Re: For Whom the Gate Tolls?

From: Stevan Harnad <harnad_at_ecs.soton.ac.uk>
Date: Tue, 4 Nov 2003 11:32:53 +0000

On Tue, 4 Nov 2003, Barry Mahon wrote:

> Apropos... of my message recently about single article sales here is an
> interesting item about a 'change of economics':
>
> A new report from Billboard magazine shows that online music purchases
> have surpassed sales of CD singles.
> http://news.bbc.co.uk/2/hi/entertainment/3237021.stm

First, let me note that I made an error when I replied to the first
posting about iTunes. I have since added this to the AmSci Archive:

    [Note: The [first] reply by me was based on a misunderstanding on
    my part, as I did not yet know what iTunes was. I incorrectly assumed
    it was something like napster. In reality, it is merely a variant of
    pay-per-view -- one of the three forms of toll-barriers to access:
    Subscriptions, Site-Licenses, and Pay-Per-View. I have accordingly
    redirected further postings on this topic from the "Napster" thread to
    "For Whom the Gate Tolls?" Apologies, SH]

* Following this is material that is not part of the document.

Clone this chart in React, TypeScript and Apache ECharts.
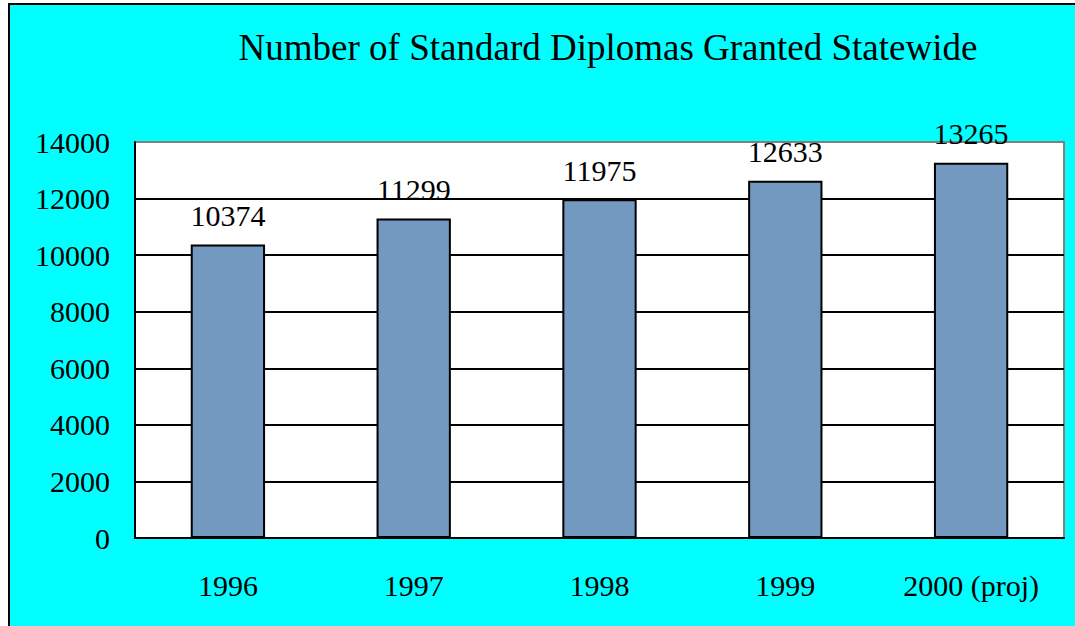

But having admitted my own initial misunderstanding of what iTunes was,
now that I know it's just single-item pay-per-view, let me state with
full confidence and conviction that pay-per-view is most certainly *not*
the solution for the problem of access to refereed research. It is
completely irrelevant and indeed misleading. The access problem is
the problem of toll-booths, or toll-based access-denial to would-be
users. This problem is certainly not solved by simply redirecting the
tolls on a per-item basis instead of a blanket subscription or license
basis!

The napster *disanalogy* is still relevant, though: What makes this
special literature -- the refereed research article literature --
different from just about all other literature, and also different from
the tunes sold by singers, is that unlike singers (and most book authors),
the authors of refereed research articles do not wish to sell them but
to give them away, as their only goal is to maximize their usage and
impact, not to earn royalties from their sales. This is true of
subscription sales, license sales, and pay-per-item sales. Toll-booths
and the requirement of payment of any kind for access to their work is
contrary to the interests of researchers and always was, even in the
paper era. But only in the online era are access-tolls and access-denial
no longer necessary -- at all.

So please, let us not hold up new ways that the music (or publishing)
industry may find of exacting toll-based payment for online products as
some sort of model for or solution to the problem of research access. We
are talking about the access of those would-be users who do not have
access to the dollars or even the pennies it costs to pay per item they
might have used otherwise. And we are talking about millions and millions
of potential daily accesses and uses in a toll-free click-through corpus
that would simply be stillborn in a toll-gated one.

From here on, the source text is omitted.